>> Start SOURCE RECORDS
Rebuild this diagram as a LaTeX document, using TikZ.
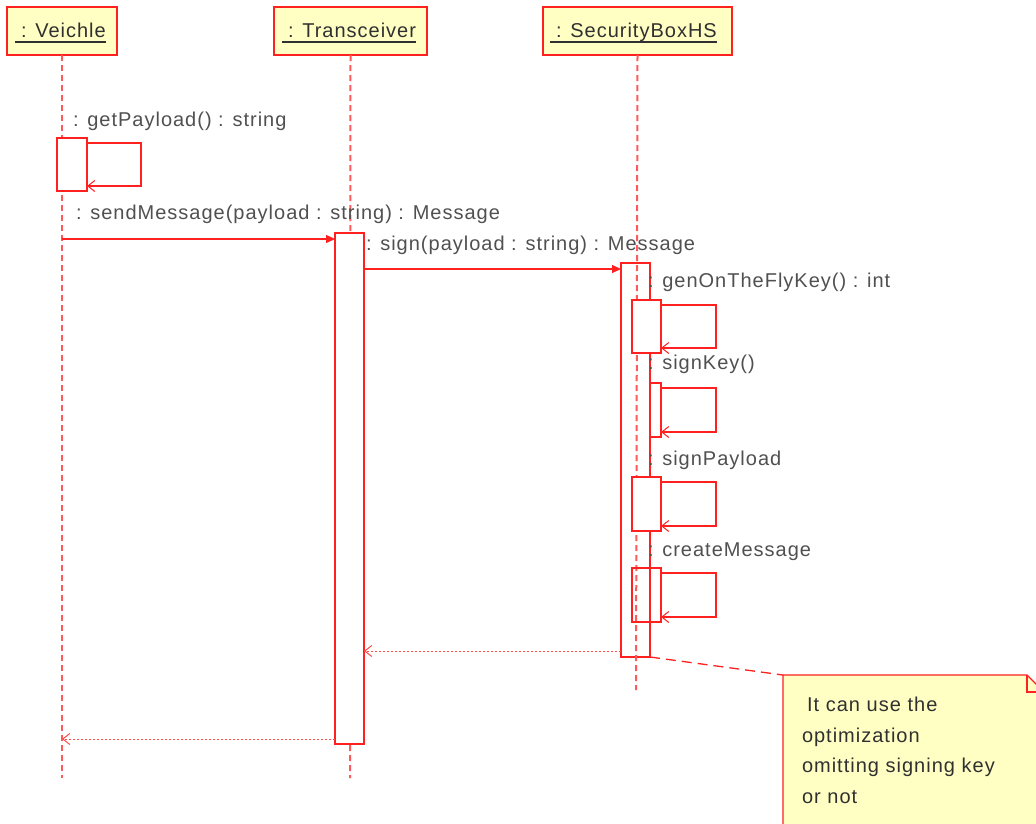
\documentclass[tikz,border=0pt]{standalone}
\usepackage{fontspec}
\setmainfont{Liberation Sans}[LetterSpace=5]
\usetikzlibrary{arrows.meta,calc}
\definecolor{umlred}{HTML}{FF2020}
\definecolor{lifered}{HTML}{FF5A5A}
\definecolor{noteyellow}{HTML}{FFFFC4}
\definecolor{labelgray}{HTML}{505050}
\definecolor{headtext}{HTML}{303030}
\tikzset{
  x=1pt, y=-1pt,
  every node/.style={inner sep=0pt, outer sep=0pt},
  txt/.style={font=\fontsize{20}{24}\selectfont, anchor=base west},
  lbl/.style={txt, text=labelgray},
  head/.style={draw=umlred, line width=1.8pt, fill=noteyellow, anchor=north west},
  lifeline/.style={draw=lifered, line width=2pt, dash pattern=on 6pt off 4pt},
  act/.style={draw=umlred, line width=1.3pt, fill=white, anchor=north west},
  actopen/.style={draw=umlred, line width=1.3pt, anchor=north west},
  call/.style={draw=umlred, line width=1.3pt, -{Triangle[length=9pt,width=8pt]}},
  selfcall/.style={draw=umlred, line width=1.3pt, -{Straight Barb[length=7pt,width=11pt,line width=1pt]}},
  reply/.style={draw=umlred!80, line width=1pt, dash pattern=on 2pt off 2pt, -{Straight Barb[length=7pt,width=11pt,line width=1pt]}},
  noteline/.style={draw=umlred, line width=1.3pt, dash pattern=on 10pt off 6pt},
}
\begin{document}
\begin{tikzpicture}
\path[use as bounding box] (0,0) rectangle (1036,823);
\clip (0,0) rectangle (1036,823);

% participant heads
\node[head, minimum width=110, minimum height=48] (veh) at (7,7) {};
\node[head, minimum width=153, minimum height=48] (trx) at (274,7) {};
\node[head, minimum width=189, minimum height=48] (sbx) at (543,7) {};
\node[txt, text=headtext] (vehT) at (15,37) {\hspace*{6pt}: Veichle};
\node[txt, text=headtext] (trxT) at (282,37) {\hspace*{6pt}: Transceiver};
\node[txt, text=headtext] (sbxT) at (550,37) {\hspace*{6pt}: SecurityBoxHS};
\foreach \n in {vehT,trxT,sbxT}
  \draw[headtext, line width=1.3pt] ([yshift=-5pt]\n.base west) -- ([yshift=-5pt]\n.base east);

% lifeline ends
\coordinate (vehEnd) at (62,778);
\coordinate (trxEnd) at (350,778);
\coordinate (sbxEnd) at (636,690);
\draw[lifeline] (veh.south) -- (vehEnd);
\draw[lifeline] (trx.south) -- (trxEnd);

% activations
\node[act, minimum width=30, minimum height=53] (vehA) at (57,138) {};
\node[act, minimum width=29, minimum height=511] (trxA) at (335,233) {};
\node[act, minimum width=29, minimum height=394] (sbxA) at (621,263) {};
\draw[lifeline] (sbx.south) -- (sbxEnd);
\node[act, minimum width=29, minimum height=53] (genA) at (632,300) {};
\node[act, minimum width=11, minimum height=54] (keyA) at (650,383) {};
\node[act, minimum width=29, minimum height=54] (payA) at (632,477) {};
\node[actopen, minimum width=29, minimum height=54] (msgA) at (632,568) {};

% message rows
\coordinate (r1) at (0,239);
\coordinate (r2) at (0,269);
\coordinate (r3) at (0,651);
\coordinate (r4) at (0,739);

% getPayload self call
\draw[selfcall] ([yshift=-5pt]vehA.north east) -| (141,186) -- ([yshift=5pt]vehA.south east);
\node[lbl] at (73,126) {: getPayload() : string};

% sendMessage
\draw[call] (veh.south |- r1) -- (trxA.west |- r1);
\node[lbl] at (76,219) {: sendMessage(payload : string) : Message};

% sign
\draw[call] (trxA.east |- r2) -- (sbxA.west |- r2);
\node[lbl] at (366,250) {: sign(payload : string) : Message};

% nested self calls
\foreach \a/\t/\y in {genA/{: genOnTheFlyKey() : int}/287, keyA/{: signKey()}/369, payA/{: signPayload}/465, msgA/{: createMessage}/556}{
  \draw[selfcall] ([yshift=-5pt]\a.north east) -| ($(\a.south east)+(55,-5)$) -- ([yshift=5pt]\a.south east);
  \node[lbl] at (648,\y) {\t};
}

% replies
\draw[reply] (sbxA.west |- r3) -- (trxA.east |- r3);
\draw[reply] (trxA.west |- r4) -- (veh.south |- r4);

% note
\node[anchor=north west, minimum width=261, minimum height=160] (note) at (783,675) {};
\fill[noteyellow] (note.north west) -- ++(244,0) -- ++(17,17) -- (note.south east) -- (note.south west) -- cycle;
\draw[umlred, line width=1.3pt] (note.south west) -- (note.north west) -- ++(244,0) -- ++(17,17);
\draw[umlred, line width=1.3pt] ($(note.north west)+(244,0)$) -- ++(0,17) -- ++(17,0);
\draw[noteline] (sbxA.south east) -- (note.north west);
\node[txt, text=headtext, align=left, anchor=north west, text width=230pt, font=\fontsize{20}{30.7}\selectfont] (noteT) at (802,697)
  {\hspace*{5pt}It can use the\\optimization\\omitting signing key\\or not};
\end{tikzpicture}
\end{document}
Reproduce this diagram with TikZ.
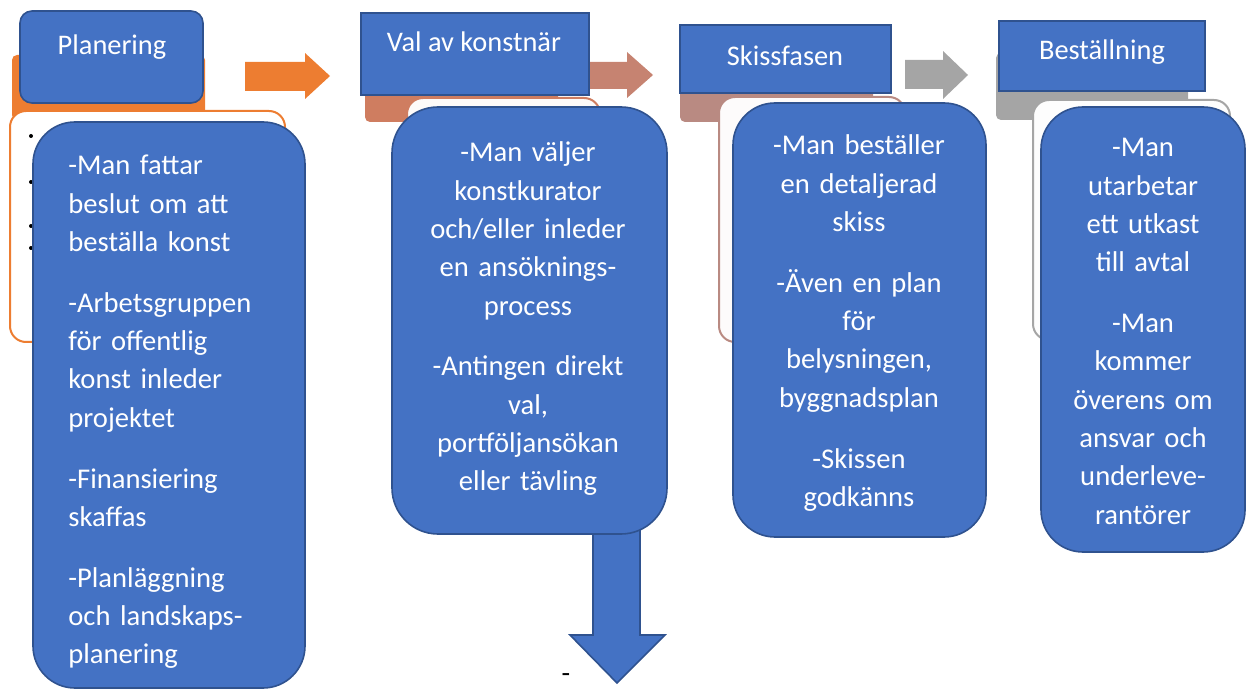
>> End SOURCE RECORDS
- [TASK BRIEF] Write out all the records again, exactly, minus any pictures.

- [WRITTEN REPLY]
Rebuild this diagram as a LaTeX document, using TikZ.
\documentclass[tikz,border=0pt]{standalone}
\usepackage{fontspec}
\setmainfont{Liberation Sans}[LetterSpace=5]
\usetikzlibrary{arrows.meta,calc}
\definecolor{umlred}{HTML}{FF2020}
\definecolor{lifered}{HTML}{FF5A5A}
\definecolor{noteyellow}{HTML}{FFFFC4}
\definecolor{labelgray}{HTML}{505050}
\definecolor{headtext}{HTML}{303030}
\tikzset{
  x=1pt, y=-1pt,
  every node/.style={inner sep=0pt, outer sep=0pt},
  txt/.style={font=\fontsize{20}{24}\selectfont, anchor=base west},
  lbl/.style={txt, text=labelgray},
  head/.style={draw=umlred, line width=1.8pt, fill=noteyellow, anchor=north west},
  lifeline/.style={draw=lifered, line width=2pt, dash pattern=on 6pt off 4pt},
  act/.style={draw=umlred, line width=1.3pt, fill=white, anchor=north west},
  actopen/.style={draw=umlred, line width=1.3pt, anchor=north west},
  call/.style={draw=umlred, line width=1.3pt, -{Triangle[length=9pt,width=8pt]}},
  selfcall/.style={draw=umlred, line width=1.3pt, -{Straight Barb[length=7pt,width=11pt,line width=1pt]}},
  reply/.style={draw=umlred!80, line width=1pt, dash pattern=on 2pt off 2pt, -{Straight Barb[length=7pt,width=11pt,line width=1pt]}},
  noteline/.style={draw=umlred, line width=1.3pt, dash pattern=on 10pt off 6pt},
}
\begin{document}
\begin{tikzpicture}
\path[use as bounding box] (0,0) rectangle (1036,823);
\clip (0,0) rectangle (1036,823);

% participant heads
\node[head, minimum width=110, minimum height=48] (veh) at (7,7) {};
\node[head, minimum width=153, minimum height=48] (trx) at (274,7) {};
\node[head, minimum width=189, minimum height=48] (sbx) at (543,7) {};
\node[txt, text=headtext] (vehT) at (15,37) {\hspace*{6pt}: Veichle};
\node[txt, text=headtext] (trxT) at (282,37) {\hspace*{6pt}: Transceiver};
\node[txt, text=headtext] (sbxT) at (550,37) {\hspace*{6pt}: SecurityBoxHS};
\foreach \n in {vehT,trxT,sbxT}
  \draw[headtext, line width=1.3pt] ([yshift=-5pt]\n.base west) -- ([yshift=-5pt]\n.base east);

% lifeline ends
\coordinate (vehEnd) at (62,778);
\coordinate (trxEnd) at (350,778);
\coordinate (sbxEnd) at (636,690);
\draw[lifeline] (veh.south) -- (vehEnd);
\draw[lifeline] (trx.south) -- (trxEnd);

% activations
\node[act, minimum width=30, minimum height=53] (vehA) at (57,138) {};
\node[act, minimum width=29, minimum height=511] (trxA) at (335,233) {};
\node[act, minimum width=29, minimum height=394] (sbxA) at (621,263) {};
\draw[lifeline] (sbx.south) -- (sbxEnd);
\node[act, minimum width=29, minimum height=53] (genA) at (632,300) {};
\node[act, minimum width=11, minimum height=54] (keyA) at (650,383) {};
\node[act, minimum width=29, minimum height=54] (payA) at (632,477) {};
\node[actopen, minimum width=29, minimum height=54] (msgA) at (632,568) {};

% message rows
\coordinate (r1) at (0,239);
\coordinate (r2) at (0,269);
\coordinate (r3) at (0,651);
\coordinate (r4) at (0,739);

% getPayload self call
\draw[selfcall] ([yshift=-5pt]vehA.north east) -| (141,186) -- ([yshift=5pt]vehA.south east);
\node[lbl] at (73,126) {: getPayload() : string};

% sendMessage
\draw[call] (veh.south |- r1) -- (trxA.west |- r1);
\node[lbl] at (76,219) {: sendMessage(payload : string) : Message};

% sign
\draw[call] (trxA.east |- r2) -- (sbxA.west |- r2);
\node[lbl] at (366,250) {: sign(payload : string) : Message};

% nested self calls
\foreach \a/\t/\y in {genA/{: genOnTheFlyKey() : int}/287, keyA/{: signKey()}/369, payA/{: signPayload}/465, msgA/{: createMessage}/556}{
  \draw[selfcall] ([yshift=-5pt]\a.north east) -| ($(\a.south east)+(55,-5)$) -- ([yshift=5pt]\a.south east);
  \node[lbl] at (648,\y) {\t};
}

% replies
\draw[reply] (sbxA.west |- r3) -- (trxA.east |- r3);
\draw[reply] (trxA.west |- r4) -- (veh.south |- r4);

% note
\node[anchor=north west, minimum width=261, minimum height=160] (note) at (783,675) {};
\fill[noteyellow] (note.north west) -- ++(244,0) -- ++(17,17) -- (note.south east) -- (note.south west) -- cycle;
\draw[umlred, line width=1.3pt] (note.south west) -- (note.north west) -- ++(244,0) -- ++(17,17);
\draw[umlred, line width=1.3pt] ($(note.north west)+(244,0)$) -- ++(0,17) -- ++(17,0);
\draw[noteline] (sbxA.south east) -- (note.north west);
\node[txt, text=headtext, align=left, anchor=north west, text width=230pt, font=\fontsize{20}{30.7}\selectfont] (noteT) at (802,697)
  {\hspace*{5pt}It can use the\\optimization\\omitting signing key\\or not};
\end{tikzpicture}
\end{document}
Reproduce this diagram with TikZ.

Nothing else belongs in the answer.